Łódzki metropolita ks. abp Marek Jędraszewski nałożył karę suspensy na aleksandrowskiego duchownego co oznacza, że ks. Stasiak nie ma pozwolenia na sprawowanie żadnych czynności kapłańskich. W mszy uczestniczyło 300 osób.

Podczas ogłoszeń duszpasterskich powiedział: „Informuję, że odesłałem biskupowi bez żadnego komentarza pismo (Dekret o nałożeniu suspensy - red.), które zostało tutaj złożone w ubiegłą niedzielę przez przedstawiciela kurii”. - Ksiądz biskup - z całym szacunkiem - łamie prawo i przekona się o tym, uzyskując moje odwołanie i opinię prawną – dodał. Ocenił, że działanie kurii jest „jedną wielką intrygą” i żąda się od niego "bezpłatnego przekazania kościoła św. Stanisława na rzecz arcybiskupa i diecezji". - To zgodnie z polskim prawem odbyć się nie może - podkreślał ksiądz Stasiak.

- Moje zdecydowane "nie" nie jest wyrazem nieposłuszeństwa. Biskup lekceważy i ignoruje zarówno przepisy prawa, jak i dokumentację, którą złożyłem. Tworzy fikcję prawną, na podstawie której wydaje dokumenty niemające mocy prawnej. Bez względu na to, że jesteśmy w kościele, jesteśmy także obywatelami państwa, których obowiązuje przestrzeganie prawa.
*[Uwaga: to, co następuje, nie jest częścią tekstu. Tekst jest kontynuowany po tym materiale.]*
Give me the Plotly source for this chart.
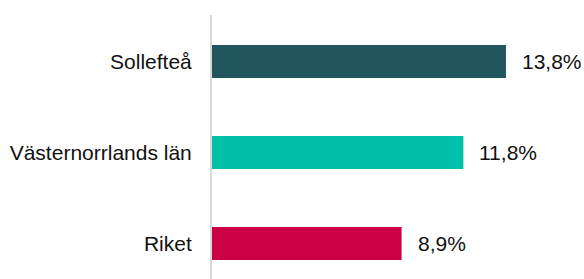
import plotly.graph_objects as go

categories = ["Sollefteå", "Västernorrlands län", "Riket"]
values = [13.8, 11.8, 8.9]
colors = ["#21565F", "#00C0A9", "#CC0044"]
labels = [f"{v:.1f}%".replace(".", ",") for v in values]

FONT = "Liberation Sans, Arial, sans-serif"

fig = go.Figure()
fig.add_trace(go.Bar(
    y=categories, x=values, orientation="h",
    marker=dict(color=colors, line=dict(width=0)),
    hoverinfo="skip",
))
for c, v, t in zip(categories, values, labels):
    fig.add_annotation(x=v, y=c, text=t, showarrow=False, xanchor="left",
                       xshift=14, yshift=0,
                       font=dict(family=FONT, size=21, color="#111111"))

fig.update_layout(
    width=584, height=279,
    margin=dict(l=212, r=12, t=15, b=0),
    paper_bgcolor="white", plot_bgcolor="white",
    bargap=0.637,
    showlegend=False,
    font=dict(family=FONT, size=21, color="#111111"),
)
fig.update_xaxes(range=[0, 16.9], showgrid=False, zeroline=False, showticklabels=False,
                 showline=False, fixedrange=True)
fig.update_yaxes(type="category", range=[2.390, -0.511], showgrid=False, zeroline=False,
                 showline=True, linecolor="#d9d9d9", linewidth=2,
                 ticks="", ticklabelstandoff=14, fixedrange=True)

fig.write_html("out.html", config={"displayModeBar": False},
               post_script="document.body.style.margin='0';document.body.style.overflow='hidden';")
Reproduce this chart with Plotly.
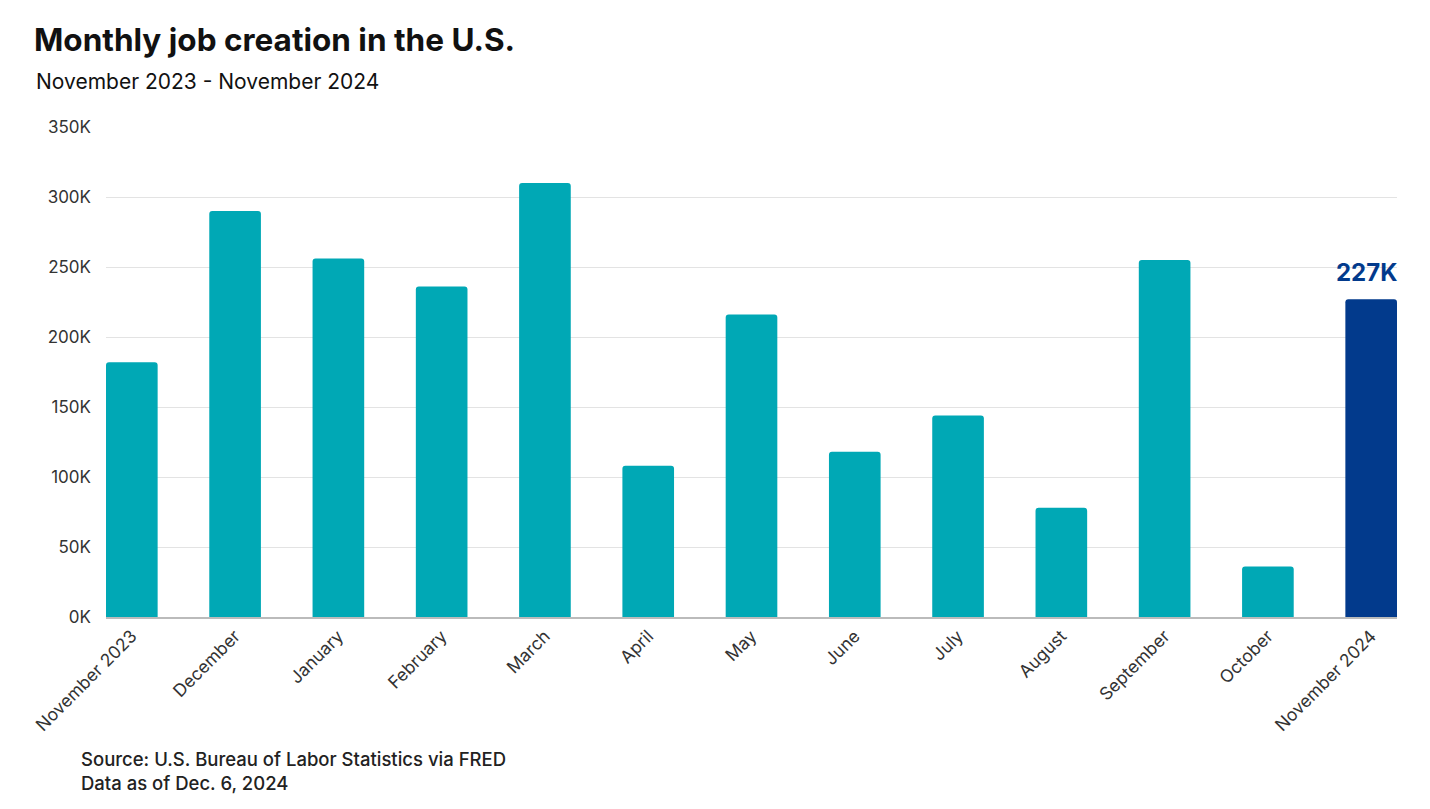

W związku z tym moi adwokaci występują wobec arcybiskupa łódzkiego na drogę sądową o złamanie przepisów prawa i odszkodowanie za wyrządzone krzywdy – dodał.

Na koniec ksiądz zacytował Lutra: "Bóg mi świadkiem, inaczej nie mogę". Wypowiedź duchownego została nagrodzona brawami.